Tuesday, April 28, 2020

Eagle Country - Sean Lysaght

I've spent the last week reading this book, occasionally following the diversions it's sent me on for hours at a time before coming back to it, and sometimes just stopping to think about. It was a good choice to follow 'The Frayed Atlantic Edge' with, it's centered on Mayo so there's a little bit of geographic overlap, and the first book had made me brush up a little on my Irish geography. It was also long past time I read this, as I'd bought it almost exactly 2 years ago.

It is a beautiful book, both physically and for it's contents. I really love the Little Toller monographs. They're a handy pocket size, the print is nice to read, the covers enticing - they feel special in an unfussy but very well made way. Contents wise it's a series of walks and climbs around the west coast of Ireland in search of places that eagles have been and might be, along with some of the meditations that walking and meeting people bring.
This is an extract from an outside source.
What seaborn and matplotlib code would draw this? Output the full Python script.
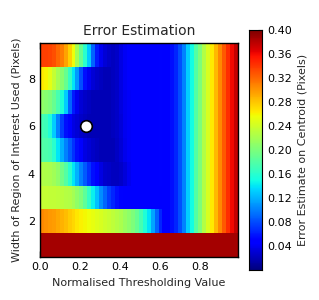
import numpy as np
import pandas as pd
import matplotlib
matplotlib.use('Agg')
import matplotlib.pyplot as plt
import seaborn as sns

# =============================================
# DATA
# =============================================
# threshold values, one column per 0.02 step
thresholds = [round(0.02 * i, 2) for i in range(50)]
roi_widths = [9, 8, 7, 6, 5, 4, 3, 2, 1]   # top row first

# right-hand part shared by rows 2..9 (thresholds 0.62 .. 0.98)
tail = [0.045, 0.046, 0.055, 0.065, 0.08, 0.10, 0.13, 0.15, 0.18, 0.20,
        0.225, 0.245, 0.265, 0.285, 0.305, 0.325, 0.345, 0.36, 0.375]

row9 = [0.337, 0.337, 0.335, 0.33, 0.32, 0.31, 0.295, 0.275, 0.255, 0.22,
        0.19, 0.16, 0.13, 0.09, 0.06, 0.04, 0.03, 0.025, 0.022, 0.025,
        0.035, 0.042, 0.044, 0.045, 0.045, 0.045, 0.045, 0.046, 0.047, 0.048,
        0.05] + tail
row8 = [0.265, 0.26, 0.25, 0.235, 0.22, 0.205, 0.19, 0.165, 0.14, 0.11,
        0.08, 0.055, 0.04, 0.03, 0.025, 0.022, 0.02, 0.02, 0.022, 0.025,
        0.035, 0.042, 0.044, 0.045, 0.045, 0.045, 0.045, 0.046, 0.047, 0.048,
        0.05] + tail
row7 = [0.21, 0.205, 0.20, 0.19, 0.175, 0.155, 0.13, 0.09, 0.06, 0.04,
        0.03, 0.025, 0.022, 0.02, 0.02, 0.02, 0.02, 0.02, 0.022, 0.025,
        0.033, 0.04, 0.043, 0.045, 0.045, 0.045, 0.045, 0.046, 0.047, 0.048,
        0.05] + tail
row6 = [0.175, 0.17, 0.155, 0.13, 0.10, 0.075, 0.055, 0.045, 0.035, 0.03,
        0.025, 0.022, 0.02, 0.02, 0.02, 0.02, 0.02, 0.02, 0.022, 0.025,
        0.032, 0.04, 0.043, 0.045, 0.045, 0.045, 0.045, 0.046, 0.047, 0.048,
        0.05] + tail
row5 = [0.18, 0.178, 0.175, 0.16, 0.14, 0.12, 0.10, 0.085, 0.07, 0.055,
        0.045, 0.035, 0.03, 0.025, 0.022, 0.02, 0.02, 0.02, 0.02, 0.024,
        0.03, 0.038, 0.043, 0.045, 0.045, 0.045, 0.045, 0.046, 0.047, 0.048,
        0.05] + tail
row4 = [0.225, 0.224, 0.222, 0.218, 0.21, 0.195, 0.18, 0.16, 0.14, 0.12,
        0.10, 0.085, 0.07, 0.055, 0.045, 0.035, 0.028, 0.025, 0.022, 0.022,
        0.025, 0.032, 0.04, 0.044, 0.045, 0.045, 0.045, 0.046, 0.047, 0.048,
        0.05] + tail
row3 = [0.235, 0.235, 0.234, 0.233, 0.232, 0.23, 0.228, 0.225, 0.22, 0.21,
        0.20, 0.185, 0.165, 0.145, 0.125, 0.105, 0.09, 0.075, 0.065, 0.055,
        0.05, 0.047, 0.045, 0.044, 0.044, 0.044, 0.045, 0.045, 0.046, 0.047,
        0.048] + tail
row2 = [0.305, 0.303, 0.30, 0.297, 0.293, 0.288, 0.283, 0.278, 0.272, 0.266,
        0.262, 0.258, 0.255, 0.252, 0.248, 0.244, 0.24, 0.236, 0.232, 0.227,
        0.222, 0.215, 0.208, 0.20, 0.19, 0.175, 0.155, 0.14, 0.115, 0.09,
        0.065] + tail
row1 = [0.386] * 50

best_threshold = 0.23
best_width = 6

x_ticks = [0.0, 0.2, 0.4, 0.6, 0.8]
y_ticks = [2, 4, 6, 8]
cbar_ticks = [0.04, 0.08, 0.12, 0.16, 0.20, 0.24, 0.28, 0.32, 0.36, 0.40]

# =============================================
# PLOT
# =============================================
grid = pd.DataFrame([row9, row8, row7, row6, row5, row4, row3, row2, row1],
                    index=roi_widths, columns=thresholds)

sns.set_style('white')
plt.rcParams['font.family'] = ['DejaVu Sans']

fig = plt.figure(figsize=(3.19, 3.0), dpi=100)
ax = fig.add_axes([0.125, 0.143, 0.62, 0.714])
cax = fig.add_axes([0.78, 0.10, 0.041, 0.80])

sns.heatmap(grid, ax=ax, cbar_ax=cax, cmap='jet', vmin=0.0, vmax=0.40,
            xticklabels=False, yticklabels=False,
            cbar_kws={'ticks': cbar_ticks, 'format': '%.2f'})

# map data values to heatmap cell positions
x_extent = 0.99
ncols = len(thresholds)
def xpos(v):
    return v * ncols / x_extent
def ypos(w):
    return roi_widths[0] + 0.5 - w

ax.set_xlim(0, ncols)
ax.set_ylim(len(roi_widths), 0)
ax.set_xticks([xpos(v) for v in x_ticks])
ax.set_xticklabels([f'{v:.1f}' for v in x_ticks], rotation=0)
ax.set_yticks([ypos(w) for w in y_ticks])
ax.set_yticklabels([str(w) for w in y_ticks], rotation=0)
ax.tick_params(direction='in', length=4, width=1, labelsize=8,
               top=True, right=True, bottom=True, left=True, colors='black')
for spine in ax.spines.values():
    spine.set_visible(True)
    spine.set_color('black')
    spine.set_linewidth(1)

ax.scatter([xpos(best_threshold)], [ypos(best_width)], s=70, color='white',
           edgecolor='black', linewidth=1.2, zorder=5)

ax.set_title('Error Estimation', fontsize=10)
ax.set_xlabel('Normalised Thresholding Value', fontsize=8)
ax.set_ylabel('Width of Region of Interest Used (Pixels)', fontsize=8)

cax.tick_params(direction='in', length=3, labelsize=8, colors='black')
cax.set_ylabel('Error Estimate on Centroid (Pixels)', fontsize=8)
for spine in cax.spines.values():
    spine.set_visible(True)
    spine.set_color('black')

fig.savefig('out.png', dpi=100)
White Tailed Sea Eagles are the specific focus, with some space for Golden Eagles too. I've a long standing desire to see a living Sea Eagle* (which I hoped to achieve on Mull, but didn't) which is what attracted me to this book in the first place. Reintroduction programmes are having some success in Ireland (and here, where Sea Eagles particularly seem to be popping up all over the place) so Lysaght isn't only searching out the places that they have been, but sees them too.

It turns out there are two things eagles need to thrive - food, and not to be shot or poisoned. There is understandable, if probably unfounded, anxiety amongst farmers that eagles will take lambs, and gamekeepers worry about their own birds. I find it's always a shock to read about these deliberate killings, and it would be easy to be outraged about them, but Lysaght keeps the tone mater of fact which is important.

Blame and outrage don't get the doubtful onside, and the other side of the equation - the state of overgrazed uplands - is an even bigger issue. Improve the state of the land and the rest will start to fall into place. It was also on this point that I really began to understand that a lot of the issues around agri and aquaculture in Ireland are not quite the same as in Britain.

Eagles might be the focus of this book, but they're not everything. There's history and culture, pouring over maps to find eagle related place names, and then the people met along these walks. Hints towards different poets and writers, some of the stories, myths, and legends of the places visited, and a whole lot more.

A lot of the more is Lysaght's charm and perception. He's somebody you want to go for a walk with, even if it's just on the page, and that's partly because the pace doesn't feel punishing. There's something of Nan Shepherd's philosophy about getting to know a mountain here, rather than conquering it, which makes you feel like you could keep up. There's a self awareness which is disarming too, and the pencilled marks now in the margins of my copy are a testament to how many gently presented things there are to think about. It's a wonderful book.

*There were stuffed ones in the house that I grew up in, part of a grim collection that apparently represented every bird that had lived on the island - presumably when my great uncle bought it in the 1880's - had he and his like been content with quality bird books there might have been eagles left for his descendants to see.

1 comment:

  1. Reading the book at the moment. Totally agree with your comments, its a unique blend of travel, history, flora and fauna - lots of stuff, really.